Set problem: All of the listing below must be repeated word for word. Pictures are the only thing to omit.

Given data:
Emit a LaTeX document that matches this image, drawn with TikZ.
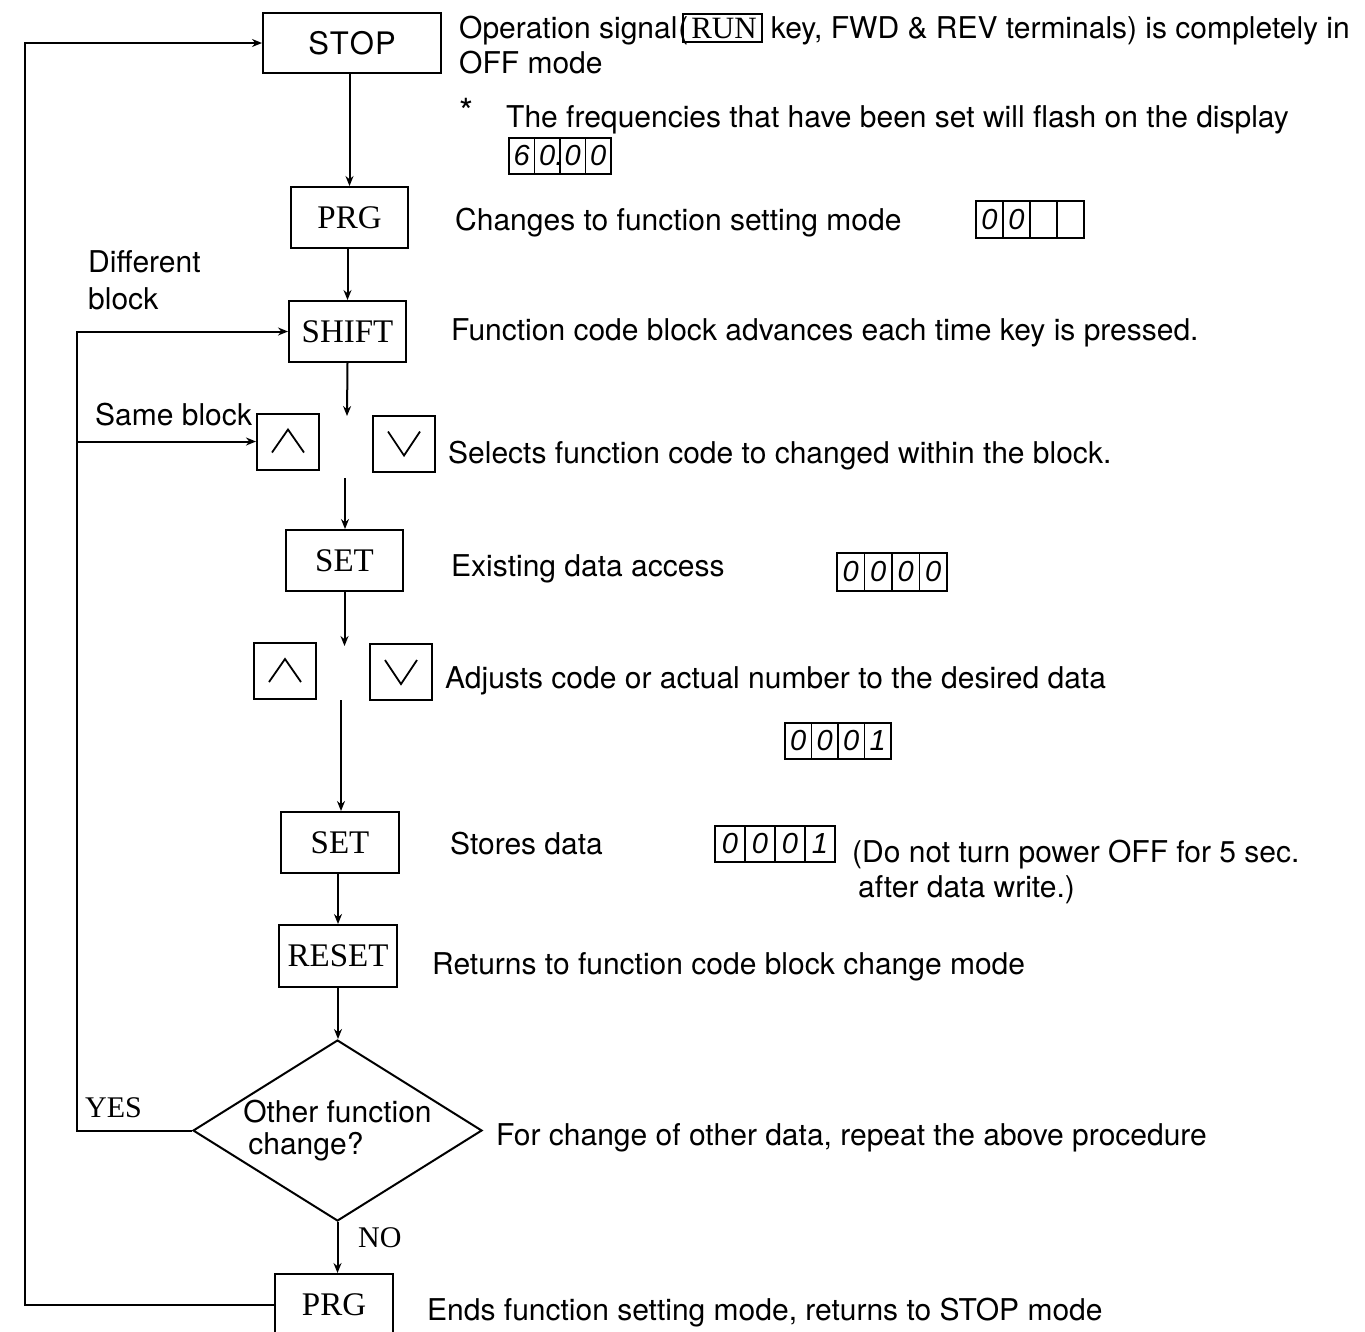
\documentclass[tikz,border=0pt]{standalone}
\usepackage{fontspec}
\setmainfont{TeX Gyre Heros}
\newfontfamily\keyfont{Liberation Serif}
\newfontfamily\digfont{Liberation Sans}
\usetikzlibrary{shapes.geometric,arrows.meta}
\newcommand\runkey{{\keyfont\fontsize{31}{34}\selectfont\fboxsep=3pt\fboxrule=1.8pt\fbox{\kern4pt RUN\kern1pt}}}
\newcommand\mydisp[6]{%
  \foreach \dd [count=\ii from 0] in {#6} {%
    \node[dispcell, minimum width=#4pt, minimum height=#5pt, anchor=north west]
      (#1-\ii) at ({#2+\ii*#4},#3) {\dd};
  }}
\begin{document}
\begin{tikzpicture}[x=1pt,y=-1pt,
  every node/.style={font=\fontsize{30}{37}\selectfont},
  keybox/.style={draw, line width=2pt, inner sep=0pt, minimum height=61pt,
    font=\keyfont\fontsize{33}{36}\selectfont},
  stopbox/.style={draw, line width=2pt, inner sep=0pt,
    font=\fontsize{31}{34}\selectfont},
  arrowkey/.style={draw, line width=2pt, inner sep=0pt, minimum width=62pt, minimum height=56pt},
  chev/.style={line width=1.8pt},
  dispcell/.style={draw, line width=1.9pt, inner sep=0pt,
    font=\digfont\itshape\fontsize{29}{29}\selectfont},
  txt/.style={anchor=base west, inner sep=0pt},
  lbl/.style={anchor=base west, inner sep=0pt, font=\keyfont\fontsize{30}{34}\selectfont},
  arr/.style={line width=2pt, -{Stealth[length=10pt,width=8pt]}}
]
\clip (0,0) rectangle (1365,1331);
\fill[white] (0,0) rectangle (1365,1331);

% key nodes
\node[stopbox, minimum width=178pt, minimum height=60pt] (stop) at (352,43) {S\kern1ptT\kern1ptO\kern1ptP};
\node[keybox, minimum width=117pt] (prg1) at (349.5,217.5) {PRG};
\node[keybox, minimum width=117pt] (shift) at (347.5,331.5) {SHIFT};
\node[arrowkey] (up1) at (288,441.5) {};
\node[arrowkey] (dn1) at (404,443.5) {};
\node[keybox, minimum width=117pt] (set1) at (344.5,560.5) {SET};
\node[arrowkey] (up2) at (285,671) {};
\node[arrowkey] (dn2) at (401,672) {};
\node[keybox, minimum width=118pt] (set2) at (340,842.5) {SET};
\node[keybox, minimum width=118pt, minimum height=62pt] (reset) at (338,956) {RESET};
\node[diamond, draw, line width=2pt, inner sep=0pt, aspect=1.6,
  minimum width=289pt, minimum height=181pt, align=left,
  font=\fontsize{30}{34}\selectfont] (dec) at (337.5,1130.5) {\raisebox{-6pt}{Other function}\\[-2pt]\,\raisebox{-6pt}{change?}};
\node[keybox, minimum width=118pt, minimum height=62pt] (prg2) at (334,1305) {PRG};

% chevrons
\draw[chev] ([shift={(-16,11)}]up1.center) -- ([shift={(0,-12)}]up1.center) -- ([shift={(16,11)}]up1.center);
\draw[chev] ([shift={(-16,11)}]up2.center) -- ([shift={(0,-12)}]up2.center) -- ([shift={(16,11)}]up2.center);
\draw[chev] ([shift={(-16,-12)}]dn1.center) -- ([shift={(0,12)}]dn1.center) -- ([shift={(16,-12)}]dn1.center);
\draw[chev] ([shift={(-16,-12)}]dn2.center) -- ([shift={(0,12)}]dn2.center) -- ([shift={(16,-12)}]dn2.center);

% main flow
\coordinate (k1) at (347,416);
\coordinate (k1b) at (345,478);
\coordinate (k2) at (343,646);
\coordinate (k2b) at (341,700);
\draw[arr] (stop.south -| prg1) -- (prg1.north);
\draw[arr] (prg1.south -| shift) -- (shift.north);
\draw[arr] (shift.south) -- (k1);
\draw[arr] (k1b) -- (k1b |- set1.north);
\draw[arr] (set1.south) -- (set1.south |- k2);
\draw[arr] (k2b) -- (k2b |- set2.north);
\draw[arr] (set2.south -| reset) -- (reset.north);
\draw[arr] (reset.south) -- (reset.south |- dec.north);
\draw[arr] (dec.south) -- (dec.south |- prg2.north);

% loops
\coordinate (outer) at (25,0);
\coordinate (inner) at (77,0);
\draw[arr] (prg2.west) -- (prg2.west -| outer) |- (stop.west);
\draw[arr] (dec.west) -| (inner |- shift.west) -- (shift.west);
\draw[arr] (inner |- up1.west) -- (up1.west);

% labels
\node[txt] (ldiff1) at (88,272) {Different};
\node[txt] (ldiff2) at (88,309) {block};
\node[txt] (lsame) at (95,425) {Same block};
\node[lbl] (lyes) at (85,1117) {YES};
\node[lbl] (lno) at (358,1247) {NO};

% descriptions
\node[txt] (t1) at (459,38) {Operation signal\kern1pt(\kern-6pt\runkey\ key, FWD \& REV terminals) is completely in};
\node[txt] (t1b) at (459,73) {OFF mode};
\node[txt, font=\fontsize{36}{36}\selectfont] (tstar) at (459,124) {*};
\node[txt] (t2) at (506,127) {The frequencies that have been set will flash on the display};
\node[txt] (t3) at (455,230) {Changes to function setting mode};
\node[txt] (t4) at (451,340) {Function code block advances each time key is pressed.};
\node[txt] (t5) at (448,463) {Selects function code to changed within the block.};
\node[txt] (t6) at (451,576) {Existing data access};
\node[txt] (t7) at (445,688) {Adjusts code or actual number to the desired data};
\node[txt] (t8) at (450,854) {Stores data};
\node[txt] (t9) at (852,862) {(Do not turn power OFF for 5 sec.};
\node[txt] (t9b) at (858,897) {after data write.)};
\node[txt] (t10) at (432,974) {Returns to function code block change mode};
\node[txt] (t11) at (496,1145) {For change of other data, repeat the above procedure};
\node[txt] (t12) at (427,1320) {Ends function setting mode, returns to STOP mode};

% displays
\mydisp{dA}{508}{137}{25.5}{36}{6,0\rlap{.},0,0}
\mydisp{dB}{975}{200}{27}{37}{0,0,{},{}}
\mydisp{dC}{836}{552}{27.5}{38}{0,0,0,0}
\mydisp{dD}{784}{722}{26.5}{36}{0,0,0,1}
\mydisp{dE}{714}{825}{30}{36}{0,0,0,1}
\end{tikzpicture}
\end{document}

Answer to this task:
Emit a LaTeX document that matches this image, drawn with TikZ.
\documentclass[tikz,border=0pt]{standalone}
\usepackage{fontspec}
\setmainfont{TeX Gyre Heros}
\newfontfamily\keyfont{Liberation Serif}
\newfontfamily\digfont{Liberation Sans}
\usetikzlibrary{shapes.geometric,arrows.meta}
\newcommand\runkey{{\keyfont\fontsize{31}{34}\selectfont\fboxsep=3pt\fboxrule=1.8pt\fbox{\kern4pt RUN\kern1pt}}}
\newcommand\mydisp[6]{%
  \foreach \dd [count=\ii from 0] in {#6} {%
    \node[dispcell, minimum width=#4pt, minimum height=#5pt, anchor=north west]
      (#1-\ii) at ({#2+\ii*#4},#3) {\dd};
  }}
\begin{document}
\begin{tikzpicture}[x=1pt,y=-1pt,
  every node/.style={font=\fontsize{30}{37}\selectfont},
  keybox/.style={draw, line width=2pt, inner sep=0pt, minimum height=61pt,
    font=\keyfont\fontsize{33}{36}\selectfont},
  stopbox/.style={draw, line width=2pt, inner sep=0pt,
    font=\fontsize{31}{34}\selectfont},
  arrowkey/.style={draw, line width=2pt, inner sep=0pt, minimum width=62pt, minimum height=56pt},
  chev/.style={line width=1.8pt},
  dispcell/.style={draw, line width=1.9pt, inner sep=0pt,
    font=\digfont\itshape\fontsize{29}{29}\selectfont},
  txt/.style={anchor=base west, inner sep=0pt},
  lbl/.style={anchor=base west, inner sep=0pt, font=\keyfont\fontsize{30}{34}\selectfont},
  arr/.style={line width=2pt, -{Stealth[length=10pt,width=8pt]}}
]
\clip (0,0) rectangle (1365,1331);
\fill[white] (0,0) rectangle (1365,1331);

% key nodes
\node[stopbox, minimum width=178pt, minimum height=60pt] (stop) at (352,43) {S\kern1ptT\kern1ptO\kern1ptP};
\node[keybox, minimum width=117pt] (prg1) at (349.5,217.5) {PRG};
\node[keybox, minimum width=117pt] (shift) at (347.5,331.5) {SHIFT};
\node[arrowkey] (up1) at (288,441.5) {};
\node[arrowkey] (dn1) at (404,443.5) {};
\node[keybox, minimum width=117pt] (set1) at (344.5,560.5) {SET};
\node[arrowkey] (up2) at (285,671) {};
\node[arrowkey] (dn2) at (401,672) {};
\node[keybox, minimum width=118pt] (set2) at (340,842.5) {SET};
\node[keybox, minimum width=118pt, minimum height=62pt] (reset) at (338,956) {RESET};
\node[diamond, draw, line width=2pt, inner sep=0pt, aspect=1.6,
  minimum width=289pt, minimum height=181pt, align=left,
  font=\fontsize{30}{34}\selectfont] (dec) at (337.5,1130.5) {\raisebox{-6pt}{Other function}\\[-2pt]\,\raisebox{-6pt}{change?}};
\node[keybox, minimum width=118pt, minimum height=62pt] (prg2) at (334,1305) {PRG};

% chevrons
\draw[chev] ([shift={(-16,11)}]up1.center) -- ([shift={(0,-12)}]up1.center) -- ([shift={(16,11)}]up1.center);
\draw[chev] ([shift={(-16,11)}]up2.center) -- ([shift={(0,-12)}]up2.center) -- ([shift={(16,11)}]up2.center);
\draw[chev] ([shift={(-16,-12)}]dn1.center) -- ([shift={(0,12)}]dn1.center) -- ([shift={(16,-12)}]dn1.center);
\draw[chev] ([shift={(-16,-12)}]dn2.center) -- ([shift={(0,12)}]dn2.center) -- ([shift={(16,-12)}]dn2.center);

% main flow
\coordinate (k1) at (347,416);
\coordinate (k1b) at (345,478);
\coordinate (k2) at (343,646);
\coordinate (k2b) at (341,700);
\draw[arr] (stop.south -| prg1) -- (prg1.north);
\draw[arr] (prg1.south -| shift) -- (shift.north);
\draw[arr] (shift.south) -- (k1);
\draw[arr] (k1b) -- (k1b |- set1.north);
\draw[arr] (set1.south) -- (set1.south |- k2);
\draw[arr] (k2b) -- (k2b |- set2.north);
\draw[arr] (set2.south -| reset) -- (reset.north);
\draw[arr] (reset.south) -- (reset.south |- dec.north);
\draw[arr] (dec.south) -- (dec.south |- prg2.north);

% loops
\coordinate (outer) at (25,0);
\coordinate (inner) at (77,0);
\draw[arr] (prg2.west) -- (prg2.west -| outer) |- (stop.west);
\draw[arr] (dec.west) -| (inner |- shift.west) -- (shift.west);
\draw[arr] (inner |- up1.west) -- (up1.west);

% labels
\node[txt] (ldiff1) at (88,272) {Different};
\node[txt] (ldiff2) at (88,309) {block};
\node[txt] (lsame) at (95,425) {Same block};
\node[lbl] (lyes) at (85,1117) {YES};
\node[lbl] (lno) at (358,1247) {NO};

% descriptions
\node[txt] (t1) at (459,38) {Operation signal\kern1pt(\kern-6pt\runkey\ key, FWD \& REV terminals) is completely in};
\node[txt] (t1b) at (459,73) {OFF mode};
\node[txt, font=\fontsize{36}{36}\selectfont] (tstar) at (459,124) {*};
\node[txt] (t2) at (506,127) {The frequencies that have been set will flash on the display};
\node[txt] (t3) at (455,230) {Changes to function setting mode};
\node[txt] (t4) at (451,340) {Function code block advances each time key is pressed.};
\node[txt] (t5) at (448,463) {Selects function code to changed within the block.};
\node[txt] (t6) at (451,576) {Existing data access};
\node[txt] (t7) at (445,688) {Adjusts code or actual number to the desired data};
\node[txt] (t8) at (450,854) {Stores data};
\node[txt] (t9) at (852,862) {(Do not turn power OFF for 5 sec.};
\node[txt] (t9b) at (858,897) {after data write.)};
\node[txt] (t10) at (432,974) {Returns to function code block change mode};
\node[txt] (t11) at (496,1145) {For change of other data, repeat the above procedure};
\node[txt] (t12) at (427,1320) {Ends function setting mode, returns to STOP mode};

% displays
\mydisp{dA}{508}{137}{25.5}{36}{6,0\rlap{.},0,0}
\mydisp{dB}{975}{200}{27}{37}{0,0,{},{}}
\mydisp{dC}{836}{552}{27.5}{38}{0,0,0,0}
\mydisp{dD}{784}{722}{26.5}{36}{0,0,0,1}
\mydisp{dE}{714}{825}{30}{36}{0,0,0,1}
\end{tikzpicture}
\end{document}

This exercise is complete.